Dlaczego? Ponieważ podczas gdy moja rodzina przygotowywała się do naszego ślubu, Bogdan i jego mama przemeblowywali posiadłość.
Mam na imię Wiktoria. Mam 25 lat. Skończyłam studia i dobrze zarabiam. Kiedy poznałam Bogdana, byłam bardzo szczęśliwa.

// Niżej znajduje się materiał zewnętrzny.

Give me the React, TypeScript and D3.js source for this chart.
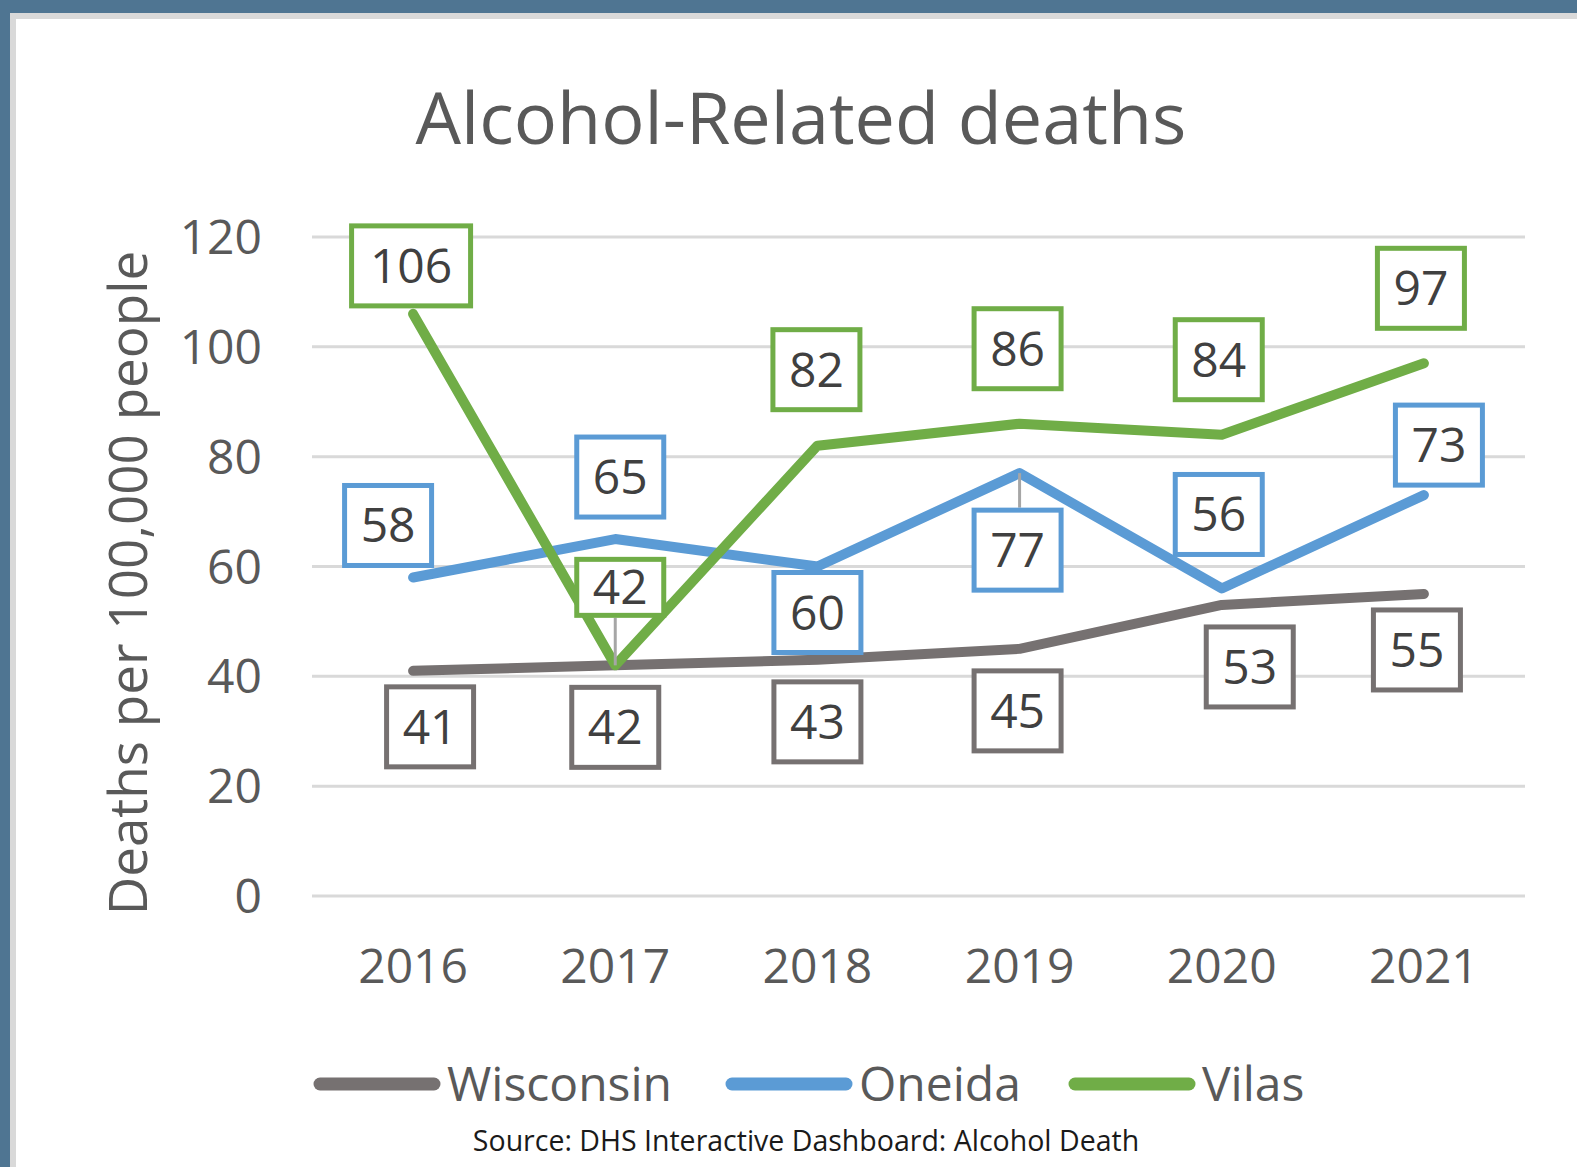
import React from 'react';
import * as d3 from 'd3';

const years = ['2016', '2017', '2018', '2019', '2020', '2021'];
const wisconsin = [41, 42, 43, 45, 53, 55];
const oneida = [58, 65, 60, 77, 56, 73];
const vilas = [106, 42, 82, 86, 84, 97];
const yTicks = [0, 20, 40, 60, 80, 100, 120];

// label box placement, offset of the box centre from its point (as laid out by hand in the original)
const wisconsinLabels = [[17, 56], [0, 62], [0, 62], [-2, 62], [28, 62], [-7, 56]];
const oneidaLabels = [[-25, -52], [5, -62], [0, 46], [-2, 77, 'leader'], [-3, -74], [15, -50]];
const vilasLabels = [[-2, -48], [5, -78, 'leader', 61], [-1, -76], [-2, -75], [-3, -75], [-3, -75]];

const series = [
  { name: 'Wisconsin', values: wisconsin, color: '#767171', labels: wisconsinLabels },
  { name: 'Oneida', values: oneida, color: '#5b9bd5', labels: oneidaLabels },
  { name: 'Vilas', values: vilas, color: '#70ad47', labels: vilasLabels },
];

const W = 1577;
const H = 1167;
const font = '"Open Sans", "Noto Sans", sans-serif';

const App = () => {
  const x = d3.scaleBand().domain(years).range([312, 1525]).padding(0);
  const cx = (yr: string) => (x(yr) as number) + x.bandwidth() / 2;
  const y = d3.scaleLinear().domain([0, 120]).range([896, 237]);

  const line = d3.line<number>()
    .x((_, i) => cx(years[i]))
    .y(d => y(d));

  const legendX = [314, 726, 1069];

  return (
    <svg width={W} height={H} style={{ position: 'absolute', left: 0, top: 0 }}>
      <rect x={0} y={0} width={W} height={H} fill="#ffffff" />
      {/* frame */}
      <rect x={0} y={0} width={W} height={13} fill="#4f7592" />
      <rect x={0} y={0} width={10} height={H} fill="#4f7592" />
      <rect x={10} y={13} width={W - 10} height={6} fill="#d9d9d9" />
      <rect x={10} y={13} width={6} height={H - 13} fill="#d9d9d9" />

      {/* title */}
      <text x={801} y={144} textAnchor="middle" fontFamily={font} fontSize={72} fill="#595959">
        Alcohol-Related deaths
      </text>

      {/* gridlines + y ticks */}
      {yTicks.map(t => (
        <g key={t}>
          <line x1={312} x2={1525} y1={y(t)} y2={y(t)} stroke="#d9d9d9" strokeWidth={3} />
          <text x={262} y={y(t) + 17} textAnchor="end" fontFamily={font} fontSize={48} fill="#595959">
            {t}
          </text>
        </g>
      ))}

      {/* x labels */}
      {years.map(yr => (
        <text key={yr} x={cx(yr)} y={983} textAnchor="middle" fontFamily={font} fontSize={48} fill="#595959">
          {yr}
        </text>
      ))}

      {/* y axis title */}
      <text
        transform="translate(147,583) rotate(-90)"
        textAnchor="middle"
        fontFamily={font}
        fontSize={53}
        fill="#595959"
      >
        Deaths per 100,000 people
      </text>

      {/* lines */}
      {series.map(s => (
        <path
          key={s.name}
          d={line(s.values) as string}
          fill="none"
          stroke={s.color}
          strokeWidth={10}
          strokeLinejoin="round"
          strokeLinecap="round"
        />
      ))}

      {/* leader lines */}
      {series.map(s =>
        s.values.map((v, i) => {
          const lab = s.labels[i] as any[];
          if (lab[2] !== 'leader') return null;
          const px = cx(years[i]);
          const py = y(v);
          const h = lab[3] || 85;
          const by = py + lab[1] + (lab[1] < 0 ? h / 2 : -h / 2);
          return (
            <line key={s.name + 'l' + i} x1={px} x2={px} y1={py} y2={by} stroke="#a6a6a6" strokeWidth={3} />
          );
        })
      )}

      {/* data labels */}
      {series.map(s =>
        s.values.map((v, i) => {
          const lab = s.labels[i] as any[];
          const bx = cx(years[i]) + lab[0];
          const by = y(v) + lab[1];
          const txt = String(v);
          const w = 32 * txt.length + 28;
          const h = lab[3] || 85;
          return (
            <g key={s.name + i}>
              <rect
                x={bx - w / 2 + 2.5}
                y={by - h / 2 + 2.5}
                width={w - 5}
                height={h - 5}
                fill="#ffffff"
                stroke={s.color}
                strokeWidth={5}
              />
              <text x={bx} y={by + 17} textAnchor="middle" fontFamily={font} fontSize={48} fill="#404040">
                {txt}
              </text>
            </g>
          );
        })
      )}

      {/* legend */}
      {series.map((s, i) => (
        <g key={s.name + 'lg'}>
          <line
            x1={legendX[i] + 6}
            x2={legendX[i] + 120}
            y1={1084}
            y2={1084}
            stroke={s.color}
            strokeWidth={13}
            strokeLinecap="round"
          />
          <text x={legendX[i] + 133} y={1101} fontFamily={font} fontSize={48} fill="#595959">
            {s.name}
          </text>
        </g>
      ))}

      {/* source */}
      <text x={806} y={1151} textAnchor="middle" fontFamily={font} fontSize={28.5} fill="#1a1a1a">
        Source: DHS Interactive Dashboard: Alcohol Death
      </text>
    </svg>
  );
};

export default App;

Sześć miesięcy później zdecydowaliśmy się pobrać. Wszystko było idealne.
Moi rodzice bardzo lubili narzeczonego, a ja byłam bardzo szczęśliwa, że mamy gdzie mieszkać.
W końcu moja babcia dała mi swoje mieszkanie trzy lata temu, a sama przeprowadziła się do domu na wsi.
Kiedy szukaliśmy z rodzicami restauracji, wybieraliśmy sukienkę, zastanawialiśmy się nad menu, okazało się, że Bogdan i jego mama mają inne sprawy do załatwienia i inne problemy.
Okazało się, że Bogdan ma ładne mieszkanie w centrum miasta. Byłoby nam bardzo wygodnie dojeżdżać stamtąd do pracy: zarówno jemu, jak i mnie.
Dlatego zdecydowaliśmy, że wynajmiemy moje mieszkanie, a sami zamieszkamy w mieszkaniu Bogdana.
Potem okazało się, że ukochany cały czas mnie okłamywał. Okazało się, że mieszkanie jest zarejestrowane na niego, a nie na jego mamę, jak mi mówił.
A kiedy przygotowywaliśmy się do ślubu, przerejestrował samochód i mieszkanie na mamę. Nie rozumiem, dlaczego to zrobił.
W końcu są one własnością przedmałżeńską i gdybyśmy mieli się rozwieść, nie podzielilibyśmy się samochodem ani mieszkaniem.
- Dlaczego? - Zapytałam Bogdana i jego mamę, kiedy się dowiedziałam.
- Tak na wszelki wypadek! Życie jest bardzo nieprzewidywalne! - Odpowiedziała mi mama Bogdana.
Byłam oburzona zachowaniem narzeczonego i jego matki. Więc po prostu odwołałam ślub i zerwałam z nim.
- Kogo obchodzi, kto jest właścicielem samochodu i mieszkania? Nie po to chciałaś poślubić mojego syna! - Mama Bogdana zadzwoniła do mnie niedawno.
Rozłączyłam się i już nie odbieram jej telefonów.
Wyszłabym za niego, gdyby nie miał samochodu i mieszkania. Ale tego, że mnie zdradził, nie mogę mu wybaczyć! Nie chcę mieć z nim nic wspólnego!